— start Data rows —

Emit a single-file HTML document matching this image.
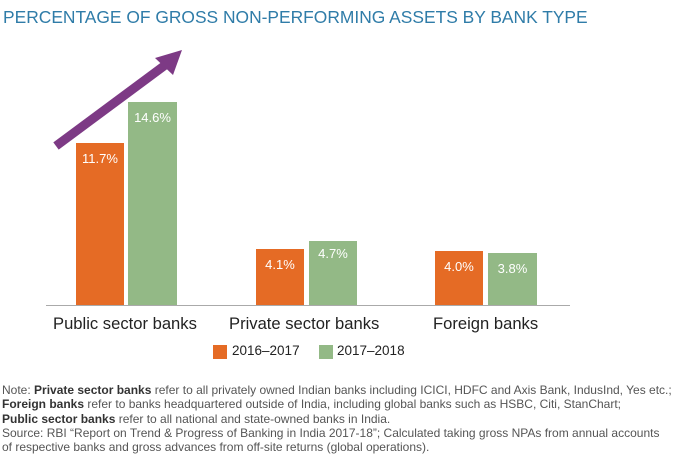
<!DOCTYPE html>
<html><head><style>
body{margin:0;width:678px;height:462px;background:#fff;font-family:"Liberation Sans",sans-serif;position:relative;overflow:hidden}
.t{position:absolute;left:3px;top:7px;font-size:17.4px;color:#2f7ca8;white-space:nowrap}
.b{position:absolute;color:#fff;font-size:13px;text-align:center;padding-top:8px;box-sizing:border-box}
.o{background:#e56b25}.g{background:#93b986}
.l{position:absolute;top:314px;font-size:16.6px;color:#222;white-space:nowrap}
.n{position:absolute;left:2px;top:383px;font-size:12px;line-height:14.3px;color:#555;white-space:nowrap}
.n b{color:#333}
</style></head><body>
<div class="t">PERCENTAGE OF GROSS NON-PERFORMING ASSETS BY BANK TYPE</div>
<div class="b o" style="left:76px;top:143px;width:48px;height:163px">11.7%</div>
<div class="b g" style="left:128px;top:102px;width:49px;height:204px">14.6%</div>
<div class="b o" style="left:256px;top:249px;width:48px;height:57px">4.1%</div>
<div class="b g" style="left:309px;top:241px;width:48px;height:65px;padding-top:5px">4.7%</div>
<div class="b o" style="left:435px;top:251px;width:48px;height:55px">4.0%</div>
<div class="b g" style="left:488px;top:253px;width:49px;height:53px">3.8%</div>
<div style="position:absolute;left:46px;top:305px;width:524px;height:1px;background:#aaa"></div>
<svg style="position:absolute;left:0;top:0" width="678" height="462">
<line x1="56" y1="146" x2="172" y2="60" stroke="#7d3a85" stroke-width="9"/>
<polygon points="182,50 155,58 173,75" fill="#7d3a85"/>
</svg>
<div class="l" style="left:53px">Public sector banks</div>
<div class="l" style="left:229px">Private sector banks</div>
<div class="l" style="left:433px">Foreign banks</div>
<div style="position:absolute;left:213px;top:345px;width:14px;height:14px;background:#e56b25"></div>
<div style="position:absolute;left:232px;top:343px;font-size:13.5px;color:#222">2016–2017</div>
<div style="position:absolute;left:319px;top:345px;width:14px;height:14px;background:#93b986"></div>
<div style="position:absolute;left:337px;top:343px;font-size:13.5px;color:#222">2017–2018</div>
<div class="n">Note: <b>Private sector banks</b> refer to all privately owned Indian banks including ICICI, HDFC and Axis Bank, IndusInd, Yes etc.;<br><b>Foreign banks</b> refer to banks headquartered outside of India, including global banks such as HSBC, Citi, StanChart;<br><b>Public sector banks</b> refer to all national and state-owned banks in India.<br>Source: RBI “Report on Trend &amp; Progress of Banking in India 2017-18”; Calculated taking gross NPAs from annual accounts<br>of respective banks and gross advances from off-site returns (global operations).</div>
</body></html>
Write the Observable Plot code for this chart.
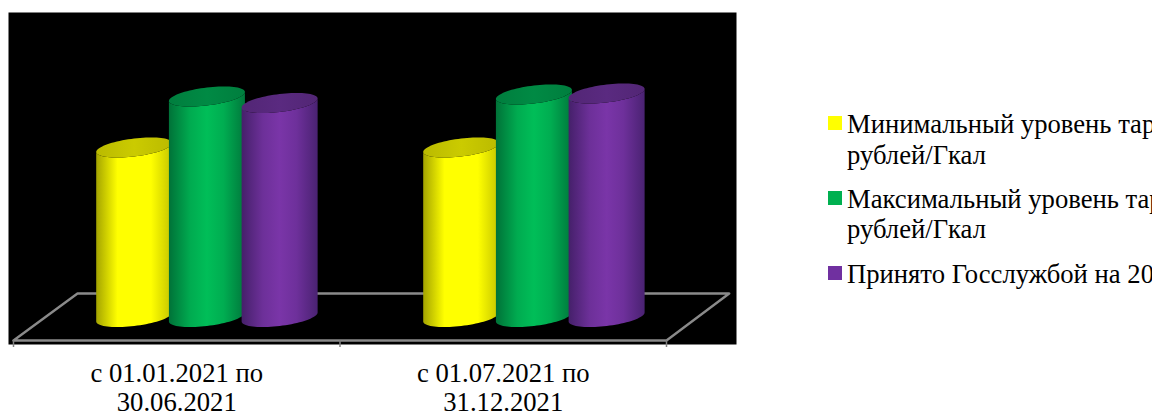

— end Data rows —

Directions for this task>
Extract the full listing above verbatim; pictures are to be left out of the copy.

Task response>
Emit a single-file HTML document matching this image.
<!DOCTYPE html>
<html><head><style>
body{margin:0;width:678px;height:462px;background:#fff;font-family:"Liberation Sans",sans-serif;position:relative;overflow:hidden}
.t{position:absolute;left:3px;top:7px;font-size:17.4px;color:#2f7ca8;white-space:nowrap}
.b{position:absolute;color:#fff;font-size:13px;text-align:center;padding-top:8px;box-sizing:border-box}
.o{background:#e56b25}.g{background:#93b986}
.l{position:absolute;top:314px;font-size:16.6px;color:#222;white-space:nowrap}
.n{position:absolute;left:2px;top:383px;font-size:12px;line-height:14.3px;color:#555;white-space:nowrap}
.n b{color:#333}
</style></head><body>
<div class="t">PERCENTAGE OF GROSS NON-PERFORMING ASSETS BY BANK TYPE</div>
<div class="b o" style="left:76px;top:143px;width:48px;height:163px">11.7%</div>
<div class="b g" style="left:128px;top:102px;width:49px;height:204px">14.6%</div>
<div class="b o" style="left:256px;top:249px;width:48px;height:57px">4.1%</div>
<div class="b g" style="left:309px;top:241px;width:48px;height:65px;padding-top:5px">4.7%</div>
<div class="b o" style="left:435px;top:251px;width:48px;height:55px">4.0%</div>
<div class="b g" style="left:488px;top:253px;width:49px;height:53px">3.8%</div>
<div style="position:absolute;left:46px;top:305px;width:524px;height:1px;background:#aaa"></div>
<svg style="position:absolute;left:0;top:0" width="678" height="462">
<line x1="56" y1="146" x2="172" y2="60" stroke="#7d3a85" stroke-width="9"/>
<polygon points="182,50 155,58 173,75" fill="#7d3a85"/>
</svg>
<div class="l" style="left:53px">Public sector banks</div>
<div class="l" style="left:229px">Private sector banks</div>
<div class="l" style="left:433px">Foreign banks</div>
<div style="position:absolute;left:213px;top:345px;width:14px;height:14px;background:#e56b25"></div>
<div style="position:absolute;left:232px;top:343px;font-size:13.5px;color:#222">2016–2017</div>
<div style="position:absolute;left:319px;top:345px;width:14px;height:14px;background:#93b986"></div>
<div style="position:absolute;left:337px;top:343px;font-size:13.5px;color:#222">2017–2018</div>
<div class="n">Note: <b>Private sector banks</b> refer to all privately owned Indian banks including ICICI, HDFC and Axis Bank, IndusInd, Yes etc.;<br><b>Foreign banks</b> refer to banks headquartered outside of India, including global banks such as HSBC, Citi, StanChart;<br><b>Public sector banks</b> refer to all national and state-owned banks in India.<br>Source: RBI “Report on Trend &amp; Progress of Banking in India 2017-18”; Calculated taking gross NPAs from annual accounts<br>of respective banks and gross advances from off-site returns (global operations).</div>
</body></html>
Write the Observable Plot code for this chart.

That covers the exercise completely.